§ **What is expected**:
Search the material for the word "script" and copy each line that holds it.
## Begin Data to process
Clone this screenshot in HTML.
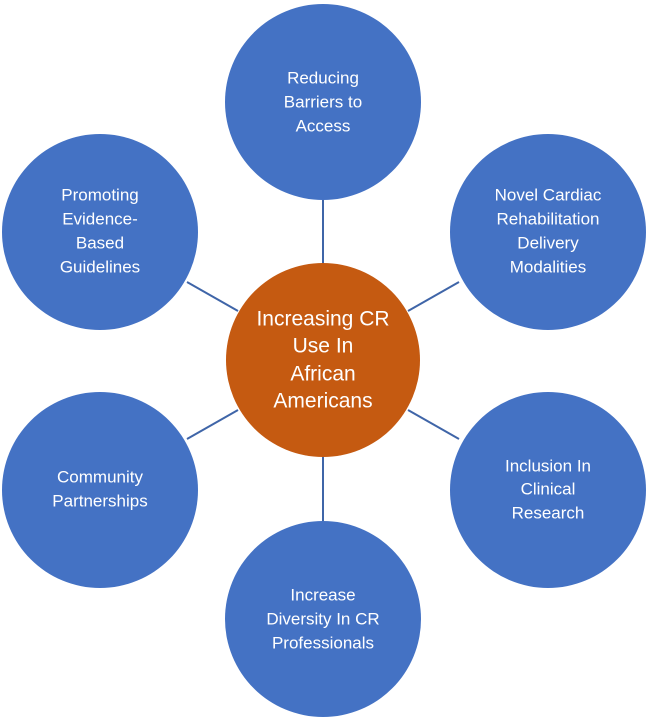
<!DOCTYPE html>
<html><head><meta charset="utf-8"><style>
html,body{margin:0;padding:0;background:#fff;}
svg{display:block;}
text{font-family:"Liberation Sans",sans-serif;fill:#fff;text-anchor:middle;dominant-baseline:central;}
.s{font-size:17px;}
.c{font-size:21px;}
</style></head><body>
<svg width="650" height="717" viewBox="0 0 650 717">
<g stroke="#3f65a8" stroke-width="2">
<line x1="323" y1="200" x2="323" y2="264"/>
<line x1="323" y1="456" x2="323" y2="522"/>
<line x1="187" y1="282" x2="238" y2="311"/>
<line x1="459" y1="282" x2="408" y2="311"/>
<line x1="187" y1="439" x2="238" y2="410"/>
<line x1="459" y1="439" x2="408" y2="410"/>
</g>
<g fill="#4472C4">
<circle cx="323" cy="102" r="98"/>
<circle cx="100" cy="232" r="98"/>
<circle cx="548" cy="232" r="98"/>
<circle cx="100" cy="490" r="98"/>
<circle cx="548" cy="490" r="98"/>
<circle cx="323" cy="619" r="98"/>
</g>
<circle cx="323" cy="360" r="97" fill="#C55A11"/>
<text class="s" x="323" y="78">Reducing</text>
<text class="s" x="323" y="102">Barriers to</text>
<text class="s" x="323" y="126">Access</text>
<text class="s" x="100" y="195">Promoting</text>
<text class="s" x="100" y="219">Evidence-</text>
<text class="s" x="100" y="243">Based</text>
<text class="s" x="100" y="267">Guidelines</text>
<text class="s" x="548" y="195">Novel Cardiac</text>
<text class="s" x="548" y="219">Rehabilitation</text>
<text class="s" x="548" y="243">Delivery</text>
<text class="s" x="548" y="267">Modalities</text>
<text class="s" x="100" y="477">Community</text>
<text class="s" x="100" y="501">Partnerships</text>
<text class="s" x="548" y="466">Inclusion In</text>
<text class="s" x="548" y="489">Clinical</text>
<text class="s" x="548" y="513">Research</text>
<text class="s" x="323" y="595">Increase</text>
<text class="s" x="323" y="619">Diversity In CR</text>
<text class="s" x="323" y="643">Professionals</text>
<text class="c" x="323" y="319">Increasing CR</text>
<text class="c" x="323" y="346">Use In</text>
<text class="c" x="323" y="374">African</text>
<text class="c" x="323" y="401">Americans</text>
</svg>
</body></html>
## End Data to process
## Begin Data to process
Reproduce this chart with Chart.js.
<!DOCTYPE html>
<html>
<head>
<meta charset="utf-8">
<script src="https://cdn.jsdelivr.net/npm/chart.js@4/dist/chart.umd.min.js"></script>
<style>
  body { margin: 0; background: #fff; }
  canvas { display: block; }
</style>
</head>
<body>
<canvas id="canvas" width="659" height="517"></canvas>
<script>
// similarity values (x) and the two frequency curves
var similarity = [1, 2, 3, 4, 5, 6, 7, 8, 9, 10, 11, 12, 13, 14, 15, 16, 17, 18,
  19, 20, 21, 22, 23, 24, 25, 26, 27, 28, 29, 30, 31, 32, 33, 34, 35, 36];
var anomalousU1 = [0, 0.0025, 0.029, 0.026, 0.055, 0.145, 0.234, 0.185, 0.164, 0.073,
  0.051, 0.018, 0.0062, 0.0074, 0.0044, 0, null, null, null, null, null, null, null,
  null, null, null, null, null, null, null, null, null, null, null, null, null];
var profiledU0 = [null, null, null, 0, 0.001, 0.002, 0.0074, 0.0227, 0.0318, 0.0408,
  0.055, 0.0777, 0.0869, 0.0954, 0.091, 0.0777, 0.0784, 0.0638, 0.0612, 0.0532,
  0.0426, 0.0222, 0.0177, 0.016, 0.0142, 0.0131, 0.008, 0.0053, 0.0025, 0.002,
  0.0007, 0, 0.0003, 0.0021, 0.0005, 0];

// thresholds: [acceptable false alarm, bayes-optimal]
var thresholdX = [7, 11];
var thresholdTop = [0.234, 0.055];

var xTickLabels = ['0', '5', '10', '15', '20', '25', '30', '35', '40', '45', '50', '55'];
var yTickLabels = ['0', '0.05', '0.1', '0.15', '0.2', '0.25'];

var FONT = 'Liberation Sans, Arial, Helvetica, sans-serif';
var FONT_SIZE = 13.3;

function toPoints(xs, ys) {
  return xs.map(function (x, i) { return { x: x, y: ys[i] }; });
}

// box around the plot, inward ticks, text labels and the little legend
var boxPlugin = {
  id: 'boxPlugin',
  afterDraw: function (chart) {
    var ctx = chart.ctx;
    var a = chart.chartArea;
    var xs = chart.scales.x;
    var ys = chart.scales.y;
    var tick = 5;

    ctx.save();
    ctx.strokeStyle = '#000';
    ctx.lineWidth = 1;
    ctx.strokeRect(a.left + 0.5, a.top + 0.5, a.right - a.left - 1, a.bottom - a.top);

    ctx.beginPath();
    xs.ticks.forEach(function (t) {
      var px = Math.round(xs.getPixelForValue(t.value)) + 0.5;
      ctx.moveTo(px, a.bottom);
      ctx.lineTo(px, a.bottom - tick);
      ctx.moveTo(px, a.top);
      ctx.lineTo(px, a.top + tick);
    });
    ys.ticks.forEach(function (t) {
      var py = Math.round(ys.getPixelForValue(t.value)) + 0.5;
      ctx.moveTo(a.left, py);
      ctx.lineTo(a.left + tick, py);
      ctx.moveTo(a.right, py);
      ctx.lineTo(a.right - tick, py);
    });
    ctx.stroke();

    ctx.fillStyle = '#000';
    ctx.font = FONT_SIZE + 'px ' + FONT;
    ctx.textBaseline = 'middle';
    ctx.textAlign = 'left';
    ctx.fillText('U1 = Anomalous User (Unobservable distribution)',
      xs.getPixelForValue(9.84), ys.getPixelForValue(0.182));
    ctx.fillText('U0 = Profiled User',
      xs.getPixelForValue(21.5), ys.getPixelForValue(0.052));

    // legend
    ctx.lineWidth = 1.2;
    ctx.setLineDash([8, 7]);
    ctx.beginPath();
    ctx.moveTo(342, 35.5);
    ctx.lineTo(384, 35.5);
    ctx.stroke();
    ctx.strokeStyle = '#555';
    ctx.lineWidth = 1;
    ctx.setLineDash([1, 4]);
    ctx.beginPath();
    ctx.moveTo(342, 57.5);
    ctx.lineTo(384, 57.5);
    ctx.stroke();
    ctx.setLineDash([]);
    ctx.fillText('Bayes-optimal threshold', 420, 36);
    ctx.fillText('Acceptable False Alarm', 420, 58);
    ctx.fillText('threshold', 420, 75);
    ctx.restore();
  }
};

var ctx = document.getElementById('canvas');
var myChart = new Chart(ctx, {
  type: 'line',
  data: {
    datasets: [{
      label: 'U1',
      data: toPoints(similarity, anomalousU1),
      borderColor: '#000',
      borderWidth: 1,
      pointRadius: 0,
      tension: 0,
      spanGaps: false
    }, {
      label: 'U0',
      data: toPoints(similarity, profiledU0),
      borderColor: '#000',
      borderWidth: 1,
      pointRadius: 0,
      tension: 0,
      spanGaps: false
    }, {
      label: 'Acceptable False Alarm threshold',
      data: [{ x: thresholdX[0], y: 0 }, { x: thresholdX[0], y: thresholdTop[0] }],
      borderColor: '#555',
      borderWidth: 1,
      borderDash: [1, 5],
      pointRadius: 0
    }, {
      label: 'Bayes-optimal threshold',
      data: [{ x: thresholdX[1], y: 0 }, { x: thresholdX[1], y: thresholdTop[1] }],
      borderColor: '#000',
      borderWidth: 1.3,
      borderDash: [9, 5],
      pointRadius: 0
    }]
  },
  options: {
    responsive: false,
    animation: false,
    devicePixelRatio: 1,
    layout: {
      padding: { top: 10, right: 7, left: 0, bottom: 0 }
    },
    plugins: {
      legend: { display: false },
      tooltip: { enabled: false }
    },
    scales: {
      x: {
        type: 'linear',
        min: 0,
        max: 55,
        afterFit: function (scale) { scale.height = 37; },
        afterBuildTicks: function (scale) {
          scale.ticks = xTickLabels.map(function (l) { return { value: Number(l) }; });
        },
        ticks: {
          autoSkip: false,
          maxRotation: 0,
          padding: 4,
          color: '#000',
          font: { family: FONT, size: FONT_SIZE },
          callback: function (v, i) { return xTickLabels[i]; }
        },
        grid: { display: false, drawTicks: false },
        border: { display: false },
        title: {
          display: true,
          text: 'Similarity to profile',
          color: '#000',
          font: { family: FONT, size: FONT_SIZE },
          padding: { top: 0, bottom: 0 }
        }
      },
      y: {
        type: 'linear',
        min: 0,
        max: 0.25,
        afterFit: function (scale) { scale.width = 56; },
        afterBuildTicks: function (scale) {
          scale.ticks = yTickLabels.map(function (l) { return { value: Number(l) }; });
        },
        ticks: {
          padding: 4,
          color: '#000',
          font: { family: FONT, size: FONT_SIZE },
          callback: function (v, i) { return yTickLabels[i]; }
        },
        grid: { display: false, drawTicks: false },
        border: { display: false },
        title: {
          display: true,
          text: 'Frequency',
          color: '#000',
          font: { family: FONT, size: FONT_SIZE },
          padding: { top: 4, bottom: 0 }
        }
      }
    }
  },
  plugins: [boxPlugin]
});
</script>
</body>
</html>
## End Data to process
## Begin Data to process
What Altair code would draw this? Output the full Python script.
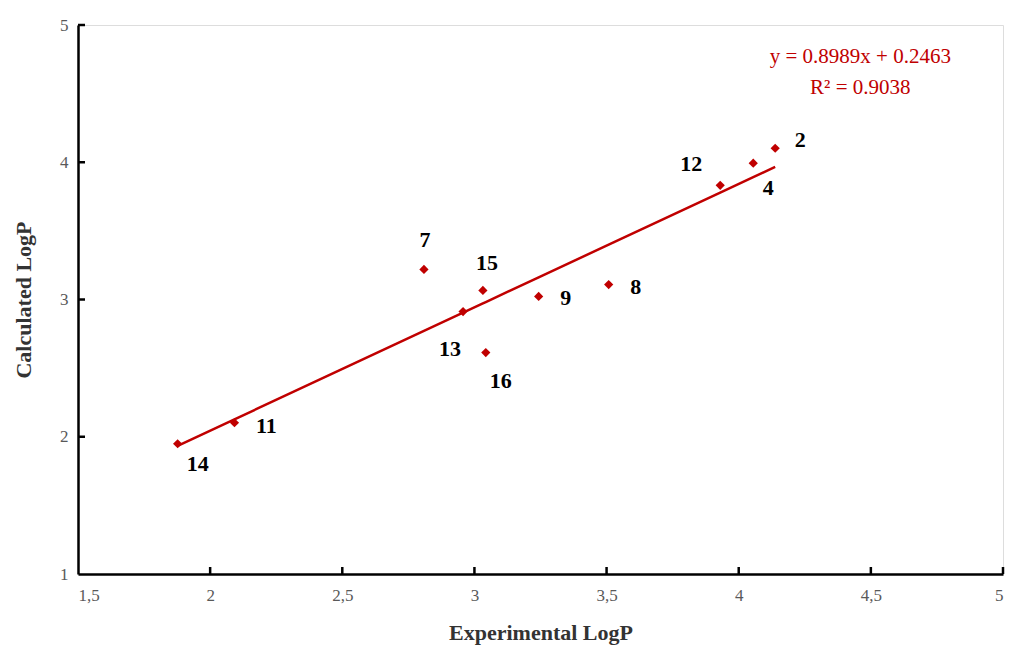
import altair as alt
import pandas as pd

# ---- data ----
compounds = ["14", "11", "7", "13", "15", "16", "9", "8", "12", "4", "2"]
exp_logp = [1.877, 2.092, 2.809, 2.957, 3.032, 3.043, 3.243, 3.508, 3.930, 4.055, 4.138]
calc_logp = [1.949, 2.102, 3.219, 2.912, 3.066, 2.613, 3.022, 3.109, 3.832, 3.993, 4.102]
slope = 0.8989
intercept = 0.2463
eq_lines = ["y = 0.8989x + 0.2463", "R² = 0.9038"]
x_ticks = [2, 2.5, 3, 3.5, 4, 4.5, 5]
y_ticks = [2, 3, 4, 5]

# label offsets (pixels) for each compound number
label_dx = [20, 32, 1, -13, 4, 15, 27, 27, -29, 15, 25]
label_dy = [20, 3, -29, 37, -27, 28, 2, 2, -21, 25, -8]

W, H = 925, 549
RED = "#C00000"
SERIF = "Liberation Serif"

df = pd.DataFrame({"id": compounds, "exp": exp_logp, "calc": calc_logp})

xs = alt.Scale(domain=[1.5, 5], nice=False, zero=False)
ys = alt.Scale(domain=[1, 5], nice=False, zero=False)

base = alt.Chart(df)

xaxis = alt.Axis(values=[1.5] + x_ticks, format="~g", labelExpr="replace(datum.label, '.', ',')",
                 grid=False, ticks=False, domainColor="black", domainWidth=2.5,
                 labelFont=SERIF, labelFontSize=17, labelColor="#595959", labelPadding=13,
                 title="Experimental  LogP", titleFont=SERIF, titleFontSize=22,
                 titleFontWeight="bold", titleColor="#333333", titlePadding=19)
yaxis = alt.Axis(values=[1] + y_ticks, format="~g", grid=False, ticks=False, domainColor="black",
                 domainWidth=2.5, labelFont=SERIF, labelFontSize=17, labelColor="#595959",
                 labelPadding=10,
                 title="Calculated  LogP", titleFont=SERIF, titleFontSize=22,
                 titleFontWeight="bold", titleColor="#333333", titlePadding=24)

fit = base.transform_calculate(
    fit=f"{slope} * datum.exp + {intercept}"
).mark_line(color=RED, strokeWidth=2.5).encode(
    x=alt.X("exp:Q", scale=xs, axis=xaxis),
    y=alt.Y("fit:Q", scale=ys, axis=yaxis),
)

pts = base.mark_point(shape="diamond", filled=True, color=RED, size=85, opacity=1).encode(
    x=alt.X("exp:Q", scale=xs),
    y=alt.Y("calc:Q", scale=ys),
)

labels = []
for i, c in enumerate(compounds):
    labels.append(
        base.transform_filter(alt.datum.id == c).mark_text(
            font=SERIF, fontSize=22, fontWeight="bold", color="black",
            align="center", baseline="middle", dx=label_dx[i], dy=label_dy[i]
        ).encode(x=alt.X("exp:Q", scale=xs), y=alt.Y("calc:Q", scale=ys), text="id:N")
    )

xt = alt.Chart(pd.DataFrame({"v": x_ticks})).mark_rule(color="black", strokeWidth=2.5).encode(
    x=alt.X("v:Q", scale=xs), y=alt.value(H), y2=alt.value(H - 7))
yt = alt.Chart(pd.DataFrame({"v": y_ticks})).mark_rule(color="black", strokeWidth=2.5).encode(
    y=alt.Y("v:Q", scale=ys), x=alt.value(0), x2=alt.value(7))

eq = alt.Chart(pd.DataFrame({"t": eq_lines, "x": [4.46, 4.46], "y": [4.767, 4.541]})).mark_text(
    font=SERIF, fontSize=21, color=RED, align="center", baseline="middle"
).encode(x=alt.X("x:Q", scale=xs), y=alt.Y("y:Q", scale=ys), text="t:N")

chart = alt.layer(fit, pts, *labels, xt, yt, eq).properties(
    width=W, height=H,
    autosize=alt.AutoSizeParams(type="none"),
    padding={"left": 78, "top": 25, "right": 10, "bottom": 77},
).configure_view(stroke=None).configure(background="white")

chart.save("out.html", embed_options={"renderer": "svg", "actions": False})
## End Data to process
§ **Expected answer**:
<script src="https://cdn.jsdelivr.net/npm/chart.js@4/dist/chart.umd.min.js"></script>
<script>
</script>
What Altair code would draw this? Output the full Python script.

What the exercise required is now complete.